After just 18 months on the job, Burger King's chief executive is leaving the fast food giant, citing "strategic differences" with the company's board of directors.

Bradley D. Blum had been Burger King's eighth leader in the past 15 years, a time when the nation's No. 2 fast-food chain has struggled to keep its niche between McDonald's and Wendy's, which has been closing in on the top two. In recent years, hundreds of Burger King restaurants have closed and franchisee profits have suffered. The chain has 11,220 stores, mostly franchised, and global sales last year of $11 billion.

In the same period, its rivals have grown. McDonald's, which is after the same customers as Burger King, has engineered a surprising turnaround after improving the quality of its food and refocusing its advertising. It has reported 13 consecutive months of growth.

Wendy's, too, has gained market share. That is attributed in part to its focus on more upscale customers and its image as a more healthful fast-food choice with more menu options. That has helped sales at a time healthy fare is a driving force in the restaurant industry.

Burger King's sales have improved this year under Blum, with sales rising for the past four months after the successful introduction of several new sandwiches and salads.

So some industry observers questioned whether the company's owners -- investment firm Texas Pacific Group, Bain Capital and Goldman Sachs Capital Partners -- gave Blum enough of a chance.

"Getting your arms around a business that big and that complicated in a very short order of time with a number of personalities involved can be difficult," said Dean T. Haskell, director of restaurant research for JMP Securities in San Francisco, who has no financial relationship with the company. "You really have a lack of direction and a lack of focus at the top." Burger King's board rejected the notion that it has been impatient with its top executive.

"A turnaround of this nature takes three years and that's not the issue," said Owen Blicksilver, a spokesman for the board.

Blicksilver said employee morale is improving at the chain's restaurants and that new products and advertising have helped improve sales. The board's differences with Blum did not stem from a lack of improvement, he said, but rather from divergent ideas about the future direction of the company.

"They do own the company, so they are entitled to select the chief executive," Blicksilver said. "In the meantime, they've got a very strong management team -- seven senior managers who are very capable of running this company."
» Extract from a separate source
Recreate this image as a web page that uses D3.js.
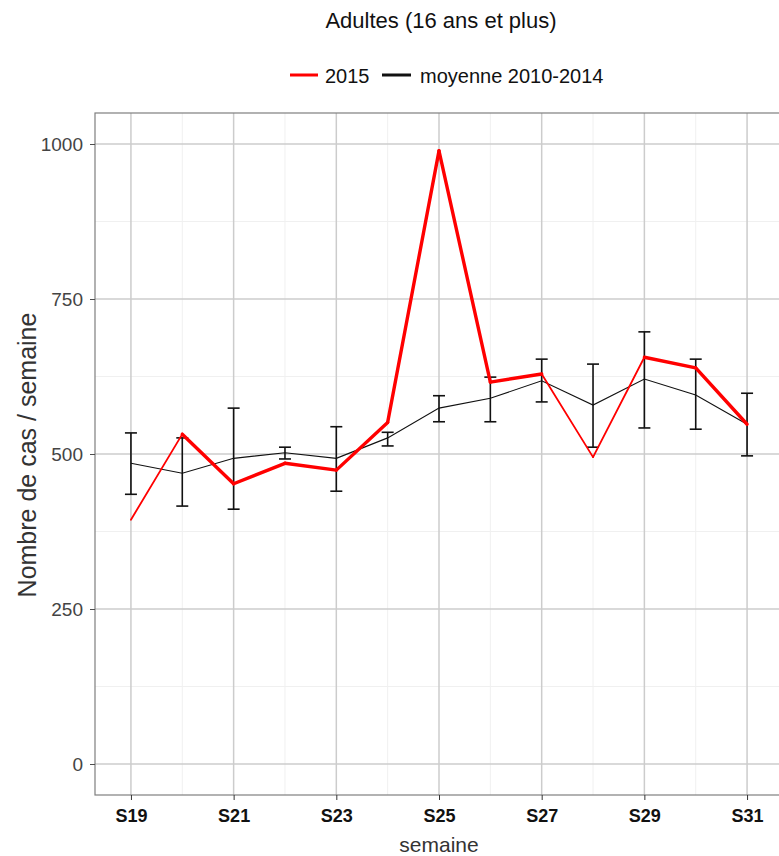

Blum was quoted in the company announcement as saying: "While there remains much work to be done, good progress is being achieved and the team is committed to accelerating this growth. I have enjoyed my relationship with the company's many employees and franchisees and wish to thank them for their support in building the Burger King brand."
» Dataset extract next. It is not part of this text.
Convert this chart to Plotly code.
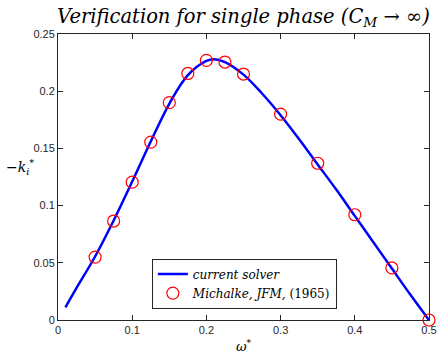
import plotly.graph_objects as go

# Data
curve_w = [0.01, 0.025, 0.05, 0.075, 0.1, 0.125, 0.15, 0.175, 0.2, 0.21, 0.225,
           0.25, 0.275, 0.3, 0.325, 0.35, 0.375, 0.4, 0.425, 0.45, 0.475, 0.5]
curve_k = [0.011, 0.028, 0.0555, 0.087, 0.121, 0.156, 0.189, 0.214, 0.2265, 0.228, 0.2255,
           0.2145, 0.198, 0.179, 0.158, 0.136, 0.114, 0.091, 0.068, 0.045, 0.022, 0.0]

ref_w = [0.05, 0.075, 0.1, 0.125, 0.15, 0.175, 0.2, 0.225, 0.25, 0.3, 0.35, 0.4, 0.45, 0.5]
ref_k = [0.055, 0.0865, 0.1205, 0.1555, 0.190, 0.2155, 0.227, 0.2255, 0.2150, 0.180,
         0.137, 0.092, 0.0455, 0.0]

x_ticks = [0, 0.1, 0.2, 0.3, 0.4, 0.5]
x_labels = ["0", "0.1", "0.2", "0.3", "0.4", "0.5"]
y_ticks = [0, 0.05, 0.1, 0.15, 0.2, 0.25]
y_labels = ["0", "0.05", "0.1", "0.15", "0.2", "0.25"]

serif = "DejaVu Serif"
sans = "Liberation Sans"

fig = go.Figure()
fig.add_trace(go.Scatter(
    x=curve_w, y=curve_k, mode="lines", line=dict(color="#0000ff", width=2.5, shape="spline"),
    name="<i>current solver</i>"))
fig.add_trace(go.Scatter(
    x=ref_w, y=ref_k, mode="markers",
    marker=dict(symbol="circle-open", size=12, color="#ff0000", line=dict(width=1.2, color="#ff0000")),
    name="<i>Michalke, JFM,</i> (1965)", cliponaxis=False))

axis_common = dict(
    showline=True, linecolor="#262626", linewidth=1, mirror="ticks",
    ticks="inside", ticklen=5, tickcolor="#262626", showgrid=False, zeroline=False,
    tickfont=dict(family=sans, size=11, color="#262626"),
)

fig.update_layout(
    width=446, height=355,
    margin=dict(l=58, r=9, t=34, b=35),
    paper_bgcolor="white", plot_bgcolor="white",
    title=dict(text="<i>Verification for single phase (C<sub>M</sub> → ∞)</i>",
               xref="paper", x=0.5, xanchor="center", y=0.955, yanchor="middle",
               font=dict(family=serif, size=19.5, color="black")),
    xaxis=dict(range=[0, 0.5], tickvals=x_ticks, ticktext=x_labels, **axis_common),
    yaxis=dict(range=[0, 0.25], tickvals=y_ticks, ticktext=y_labels, **axis_common),
    legend=dict(x=0.253, y=0.04, xanchor="left", yanchor="bottom",
                bordercolor="#262626", borderwidth=1, bgcolor="white",
                font=dict(family=serif, size=12, color="black"),
                tracegroupgap=0, itemwidth=30),
    showlegend=True,
)

fig.add_annotation(text="<i>ω</i><sup>*</sup>", xref="paper", yref="paper", x=0.5, y=-0.09,
                   xanchor="center", yanchor="middle", showarrow=False,
                   font=dict(family=serif, size=13, color="black"))
fig.add_annotation(text="−<i>k<sub>i</sub></i><sup>*</sup>", xref="paper", yref="paper",
                   x=-0.06, y=0.535, xanchor="right", yanchor="middle", showarrow=False,
                   font=dict(family=serif, size=14, color="black"))

fig.write_html("out.html", config={"displayModeBar": False},
               post_script="document.body.style.margin='0';")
A big part of the new chief executive's role will have to be smoothing the ruffled feathers of franchisees who have been hurt by constant changes in top management, to say nothing of changes in ownership. The investment group that owns Burger King bought the company from the foreign restaurant conglomerate Diageo PLC in 2002. Blum had a sometimes testy relationship with franchisees from the time he took over, which was widely reported in industry trade publications.

The frustration of franchisees was on display this spring in the year-end financial reports of Carrols Corp., which operates 351 Burger Kings and is the company's largest franchisee.
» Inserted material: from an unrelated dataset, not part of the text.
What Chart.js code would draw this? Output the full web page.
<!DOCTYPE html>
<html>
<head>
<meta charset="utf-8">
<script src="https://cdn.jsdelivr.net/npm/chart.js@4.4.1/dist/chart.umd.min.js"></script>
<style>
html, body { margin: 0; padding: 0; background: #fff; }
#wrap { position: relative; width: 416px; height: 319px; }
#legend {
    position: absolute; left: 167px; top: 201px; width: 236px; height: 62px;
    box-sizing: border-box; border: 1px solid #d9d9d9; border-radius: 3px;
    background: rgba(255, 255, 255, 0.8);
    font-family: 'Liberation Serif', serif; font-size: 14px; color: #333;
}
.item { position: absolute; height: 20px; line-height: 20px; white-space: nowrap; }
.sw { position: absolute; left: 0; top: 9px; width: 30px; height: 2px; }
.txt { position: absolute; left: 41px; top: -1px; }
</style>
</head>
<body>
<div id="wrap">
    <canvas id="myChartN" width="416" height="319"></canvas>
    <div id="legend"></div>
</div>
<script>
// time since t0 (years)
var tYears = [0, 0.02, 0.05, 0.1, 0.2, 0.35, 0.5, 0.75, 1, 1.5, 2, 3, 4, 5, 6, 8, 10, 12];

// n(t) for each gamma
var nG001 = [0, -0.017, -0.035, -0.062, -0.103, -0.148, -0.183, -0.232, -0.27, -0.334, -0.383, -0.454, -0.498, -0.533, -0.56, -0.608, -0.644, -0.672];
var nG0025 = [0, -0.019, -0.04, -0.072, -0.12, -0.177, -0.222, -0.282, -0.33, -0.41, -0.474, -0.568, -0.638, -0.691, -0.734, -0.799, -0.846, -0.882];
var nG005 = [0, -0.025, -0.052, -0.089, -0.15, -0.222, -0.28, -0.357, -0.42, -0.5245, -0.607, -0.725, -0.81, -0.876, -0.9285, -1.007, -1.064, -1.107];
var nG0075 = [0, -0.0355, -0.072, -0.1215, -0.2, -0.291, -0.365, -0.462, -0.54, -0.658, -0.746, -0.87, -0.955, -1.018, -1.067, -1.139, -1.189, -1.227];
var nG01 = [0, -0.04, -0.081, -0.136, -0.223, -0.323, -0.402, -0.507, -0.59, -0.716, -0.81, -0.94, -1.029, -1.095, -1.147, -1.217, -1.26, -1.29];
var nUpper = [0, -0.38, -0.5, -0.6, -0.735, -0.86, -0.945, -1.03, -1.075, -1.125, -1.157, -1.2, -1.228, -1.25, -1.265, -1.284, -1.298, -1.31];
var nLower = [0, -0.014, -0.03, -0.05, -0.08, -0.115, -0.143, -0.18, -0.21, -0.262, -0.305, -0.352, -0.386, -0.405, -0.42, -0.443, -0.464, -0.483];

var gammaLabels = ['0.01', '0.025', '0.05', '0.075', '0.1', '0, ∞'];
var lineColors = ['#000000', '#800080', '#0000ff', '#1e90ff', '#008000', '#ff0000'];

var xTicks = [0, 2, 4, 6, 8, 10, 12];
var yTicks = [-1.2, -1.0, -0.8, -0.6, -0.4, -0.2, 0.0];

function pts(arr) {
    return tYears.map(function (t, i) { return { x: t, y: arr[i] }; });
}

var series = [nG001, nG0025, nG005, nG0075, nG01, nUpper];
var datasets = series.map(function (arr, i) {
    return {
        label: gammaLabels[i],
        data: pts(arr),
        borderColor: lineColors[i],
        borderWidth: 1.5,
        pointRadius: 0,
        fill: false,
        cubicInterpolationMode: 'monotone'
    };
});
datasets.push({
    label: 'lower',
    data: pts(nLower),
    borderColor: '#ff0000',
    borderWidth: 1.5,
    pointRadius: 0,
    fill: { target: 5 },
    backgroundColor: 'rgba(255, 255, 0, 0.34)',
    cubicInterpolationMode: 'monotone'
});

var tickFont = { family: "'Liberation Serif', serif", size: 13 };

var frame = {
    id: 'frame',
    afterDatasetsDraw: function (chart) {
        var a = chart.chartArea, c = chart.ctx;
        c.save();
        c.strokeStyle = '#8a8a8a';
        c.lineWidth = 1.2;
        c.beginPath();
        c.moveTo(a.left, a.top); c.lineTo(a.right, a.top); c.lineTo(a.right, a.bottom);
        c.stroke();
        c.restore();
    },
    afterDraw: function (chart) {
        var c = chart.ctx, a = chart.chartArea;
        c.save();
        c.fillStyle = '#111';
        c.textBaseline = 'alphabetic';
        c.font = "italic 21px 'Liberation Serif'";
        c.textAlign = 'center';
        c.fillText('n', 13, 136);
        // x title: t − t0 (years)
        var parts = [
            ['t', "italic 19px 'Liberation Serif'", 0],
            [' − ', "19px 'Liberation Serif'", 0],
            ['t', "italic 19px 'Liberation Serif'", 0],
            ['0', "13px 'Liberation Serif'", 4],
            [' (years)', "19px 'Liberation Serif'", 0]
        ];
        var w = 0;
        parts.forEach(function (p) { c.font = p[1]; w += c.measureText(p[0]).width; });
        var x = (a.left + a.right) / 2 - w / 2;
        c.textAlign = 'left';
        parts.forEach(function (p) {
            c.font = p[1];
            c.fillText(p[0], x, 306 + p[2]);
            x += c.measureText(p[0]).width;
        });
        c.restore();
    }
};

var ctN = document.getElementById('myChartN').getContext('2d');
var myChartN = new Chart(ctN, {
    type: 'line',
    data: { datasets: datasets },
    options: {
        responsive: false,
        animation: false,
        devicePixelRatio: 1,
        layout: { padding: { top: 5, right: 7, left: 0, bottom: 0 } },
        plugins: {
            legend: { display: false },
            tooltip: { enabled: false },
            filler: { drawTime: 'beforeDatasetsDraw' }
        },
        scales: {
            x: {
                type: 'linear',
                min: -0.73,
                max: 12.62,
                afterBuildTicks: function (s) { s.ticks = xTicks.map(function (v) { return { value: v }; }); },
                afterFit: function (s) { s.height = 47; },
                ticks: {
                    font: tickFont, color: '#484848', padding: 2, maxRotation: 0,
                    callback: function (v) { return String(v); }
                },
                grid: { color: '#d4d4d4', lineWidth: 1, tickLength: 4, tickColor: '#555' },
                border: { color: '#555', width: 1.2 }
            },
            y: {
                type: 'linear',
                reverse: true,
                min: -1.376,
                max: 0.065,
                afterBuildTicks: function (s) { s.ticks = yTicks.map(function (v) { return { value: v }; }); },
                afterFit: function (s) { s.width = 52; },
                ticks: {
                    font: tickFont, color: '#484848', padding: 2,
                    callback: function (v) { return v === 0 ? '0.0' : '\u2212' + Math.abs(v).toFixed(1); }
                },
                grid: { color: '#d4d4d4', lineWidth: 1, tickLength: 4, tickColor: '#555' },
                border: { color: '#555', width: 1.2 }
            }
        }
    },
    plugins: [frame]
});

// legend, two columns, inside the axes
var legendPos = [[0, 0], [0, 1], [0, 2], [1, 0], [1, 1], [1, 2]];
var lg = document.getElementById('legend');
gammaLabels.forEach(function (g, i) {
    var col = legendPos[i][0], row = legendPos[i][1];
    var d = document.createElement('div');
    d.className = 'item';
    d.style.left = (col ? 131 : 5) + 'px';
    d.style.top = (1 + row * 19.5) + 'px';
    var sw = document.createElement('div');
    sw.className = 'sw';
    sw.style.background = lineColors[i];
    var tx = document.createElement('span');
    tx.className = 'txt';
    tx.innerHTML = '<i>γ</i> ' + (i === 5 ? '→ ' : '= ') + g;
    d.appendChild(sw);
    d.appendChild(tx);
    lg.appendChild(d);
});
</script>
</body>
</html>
"The performance of our Burger King restaurants suffered during 2003 from the ineffectiveness of a number of unsuccessful system-wide marketing and product initiatives," the company said in a statement, "many of which have been abandoned in the past few months." Carrols went on to express optimism about the coming introduction of premium sandwiches and salads, such as Burger King's Angus Steak burger and its grilled chicken and shrimp salads.

As it turned out, those new products have been instrumental in raising the chain's sales in recent months.

Bradley D. Blum oversaw Burger King's introduction of baguette-style chicken sandwiches and other new entrees.